Acts 14:21-27, Revelation 21:1-5A, John 13:31-33A, 34-35
We all like new things. The word ‘new’ often implies something that has just come into our possession. We love the “new car” smell, the appearance and feel of new clothes, or the excitement we get from our newest technological gadget.
All of the Fifth Week of Easter readings speak of newness. In the first reading from the Acts of the Apostles, we rejoice when we hear of St. Paul’s journey back to the new churches he established and how the Gentiles are welcomed in accordance with the message of Christ. In our reading from Revelation, we see how the new and eternal Jerusalem will be realized in all its glory at the end of time. Most of us will not be called to establish new churches, and indeed the end times should be left to the Lamb of God himself, who says: “Behold, I make all things new.” So, how can we hope to follow the new commandment to “Love one another, as I have loved you,” proclaimed in today’s Gospel?
The Commandment of Love is given to us as our Lord’s disciples. The Old Testament law commanded human love for ourselves and our neighbors. Through his acts of charity and generosity, Christ mandates divine love for one another. The divine love is selfless and expects nothing in return. This supernatural love comes not from us but from the Holy Spirit. By merit of our baptism, we join in the divine nature of our Lord and are conformed and wired for goodness—for divine love. As humans, though, we need mentors and role models of this new commandment which speaks not to possession but the free will of giving of ourselves.

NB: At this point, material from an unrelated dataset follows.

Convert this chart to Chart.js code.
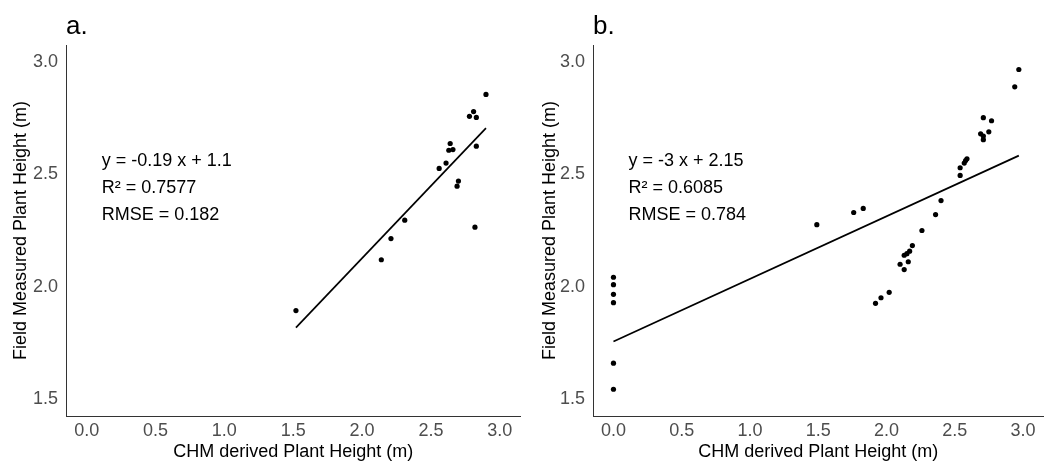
<!DOCTYPE html>
<html><head><meta charset="utf-8">
<script src="https://cdn.jsdelivr.net/npm/chart.js@4"></script>
<style>
html,body{margin:0;padding:0;background:#fff;width:1046px;height:464px;overflow:hidden}
#wa{position:absolute;left:0;top:0;width:523px;height:464px}
#wb{position:absolute;left:523px;top:0;width:523px;height:464px}
</style></head><body>
<div id="wa"><canvas id="ca" width="523" height="464"></canvas></div>
<div id="wb"><canvas id="cb" width="523" height="464"></canvas></div>
<script>
// ---- data ----
const xTicks = [0, 0.5, 1.0, 1.5, 2.0, 2.5, 3.0];
const xTickLabels = ['0.0', '0.5', '1.0', '1.5', '2.0', '2.5', '3.0'];
const yTicks = [1.5, 2.0, 2.5, 3.0];
const yTickLabels = ['1.5', '2.0', '2.5', '3.0'];
const xTitle = 'CHM derived Plant Height (m)';
const yTitle = 'Field Measured Plant Height (m)';

// panel a
const aX = [1.52, 2.14, 2.21, 2.31, 2.56, 2.61, 2.64, 2.63, 2.66, 2.70, 2.69, 2.78, 2.81, 2.83, 2.83, 2.82, 2.90];
const aY = [1.894, 2.120, 2.214, 2.296, 2.526, 2.550, 2.637, 2.607, 2.610, 2.470, 2.447, 2.758, 2.779, 2.753, 2.625, 2.265, 2.855];
const aFitX = [1.52, 2.90];
const aFitY = [1.818, 2.705];
const aText = ['y = -0.19 x + 1.1', 'R\u00B2 = 0.7577', 'RMSE = 0.182'];

// panel b
const bX = [0, 0, 0, 0, 0, 0, 1.49, 1.76, 1.83, 1.92, 1.96, 2.02, 2.10, 2.13, 2.13, 2.15, 2.16, 2.17, 2.19, 2.26, 2.36, 2.40, 2.54, 2.54, 2.57, 2.58, 2.59, 2.69, 2.71, 2.71, 2.71, 2.75, 2.77, 2.94, 2.97];
const bY = [2.042, 2.009, 1.966, 1.929, 1.660, 1.544, 2.276, 2.330, 2.348, 1.926, 1.951, 1.975, 2.100, 2.076, 2.140, 2.147, 2.111, 2.158, 2.183, 2.250, 2.321, 2.383, 2.495, 2.529, 2.550, 2.561, 2.569, 2.680, 2.670, 2.654, 2.752, 2.689, 2.738, 2.889, 2.966];
const bFitX = [0, 2.97];
const bFitY = [1.756, 2.583];
const bText = ['y = -3 x + 2.15', 'R\u00B2 = 0.6085', 'RMSE = 0.784'];

// ---- drawing ----
const FONT = "'Liberation Sans', Arial, sans-serif";

function makePanel(id, xs, ys, fx, fy, letter, lines, cfg) {
  const pts = xs.map((x, i) => ({x: x, y: ys[i]}));
  const fit = fx.map((x, i) => ({x: x, y: fy[i]}));
  const annot = {
    id: 'annot_' + id,
    afterDraw(chart) {
      const ctx = chart.ctx;
      const xs = chart.scales.x, ysc = chart.scales.y;
      ctx.save();
      ctx.fillStyle = '#000';
      ctx.textAlign = 'left';
      ctx.textBaseline = 'alphabetic';
      ctx.font = '18px ' + FONT;
      const tx = xs.getPixelForValue(0.11);
      const ty = ysc.getPixelForValue(2.536);
      lines.forEach((t, i) => ctx.fillText(t, tx, ty + i * 27));
      ctx.font = '26px ' + FONT;
      ctx.fillText(letter, chart.chartArea.left, 33.5);
      ctx.restore();
    }
  };
  return new Chart(document.getElementById(id), {
    type: 'scatter',
    data: {
      datasets: [
        {data: pts, backgroundColor: '#000', borderColor: '#000', pointRadius: 2.6, pointBorderWidth: 0, pointHoverRadius: 2.6},
        {data: fit, showLine: true, borderColor: '#000', borderWidth: 1.7, pointRadius: 0, fill: false}
      ]
    },
    options: {
      responsive: false,
      animation: false,
      events: [],
      layout: {padding: {top: 45, right: 0, bottom: 0, left: 0}},
      plugins: {legend: {display: false}, tooltip: {enabled: false}, title: {display: false}},
      scales: {
        x: {
          type: 'linear', min: -0.15, max: 3.15,
          afterBuildTicks: s => { s.ticks = xTicks.map(v => ({value: v})); },
          afterFit: s => { s.height = 48; },
          ticks: {padding: 4, color: '#4d4d4d', font: {family: FONT, size: 18}, maxRotation: 0,
                  callback: (v, i) => xTickLabels[i]},
          grid: {display: false, drawTicks: false},
          border: {display: true, color: '#333', width: 1},
          title: {display: true, text: xTitle, color: '#000', font: {family: FONT, size: 18}, padding: {top: 0, bottom: 1.5}}
        },
        y: {
          type: 'linear', min: 1.425, max: 3.075,
          afterBuildTicks: s => { s.ticks = yTicks.map(v => ({value: v})); },
          afterFit: s => { s.width = cfg.yw; },
          ticks: {padding: cfg.ytp, color: '#4d4d4d', font: {family: FONT, size: 18},
                  callback: (v, i) => yTickLabels[i]},
          grid: {display: false, drawTicks: false},
          border: {display: true, color: '#333', width: 1},
          title: {display: true, text: yTitle, color: '#000', font: {family: FONT, size: 18}, padding: {top: cfg.ytitle, bottom: 0}}
        }
      }
    },
    plugins: [annot]
  });
}

makePanel('ca', aX, aY, aFitX, aFitY, 'a.', aText, {yw: 66, ytp: 8, ytitle: 10});
makePanel('cb', bX, bY, bFitX, bFitY, 'b.', bText, {yw: 70, ytp: 8, ytitle: 16});
</script>
</body></html>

In the movie The Passion of the Christ, there is an intimate moment between our Lord carrying His cross and the Blessed Mother. Our Lord, who has fallen to the ground, looks up at His Mother and utters the words: “See,I make all things new!” He did indeed, and His Mother made the new possible with her Fiat, her ‘yes’ to the plan of salvation set out by the Father. Mary could not stop or prevent His suffering, so she courageously continued her ‘yes’ to love by following and comforting our Lord. “Nothing is so strong as gentleness, and nothing is so gentle as real strength.” Undoubtedly, St. Francis de Sales had the Blessed Mother in mind when writing those words. When we find our “Yes” to God’s plan too tough or with more suffering than we can bear, let us recognize that our Blessed Mother is always there and ready to comfort and guide us. During this month of Mary, let her answer be our answer to this new covenant: ‘Yes, Lord, do with me as you will.’ Only then will we see with the eyes of our Lord in our neighbors, and we can become their comfort and strength. Servant of God, Fr. Bill Atkinson exemplified this law of love by his entire self-gift to everyone he encountered. As the first quadriplegic ever ordained to the priesthood, one might wonder how he gave to others? Through his daily example of courage and faith in God’s grace, Fr. Bill served in the selfless manner of love. As Fr. Bill stated: “In this modern age where the dignity of human life is measured by productivity alone and where suffering should be eliminated at all cost, we must, more than ever, preach Christ crucified.”
Fr. Bill followed our Blessed Mother’s example of saying yes to the will of God. He was an example of strength for those who knew him. Through his strength, one witnessed his gentleness as well.He often got a person’s pulse by asking a simple question: “How are you doing?” It was an effective yet simple expression of love that allowed him to connect with many. He asked not as a supplemental greeting but as an honest attempt to communicate on a personal level. In our present climate, when all the world desires connection, and the primary outreach for this kind of craving is through texts and emails, how refreshing would you find it if only someone asked you face to face: How are you doing? Love is personal.
Our Lady’s and Fr. Bill’s stories are quite different but share the same path. Both followed the will of the Father and showed us the way to the selfless law of Love of the Son. Joy is the result of regularly practicing this kind of love, and we should think of it as a lifelong journey. As St. Augustine said: “Love is itself the fulfillment of all our works. There is the goal; that is why we run: we run toward it, and once we reach it, we shall find rest.”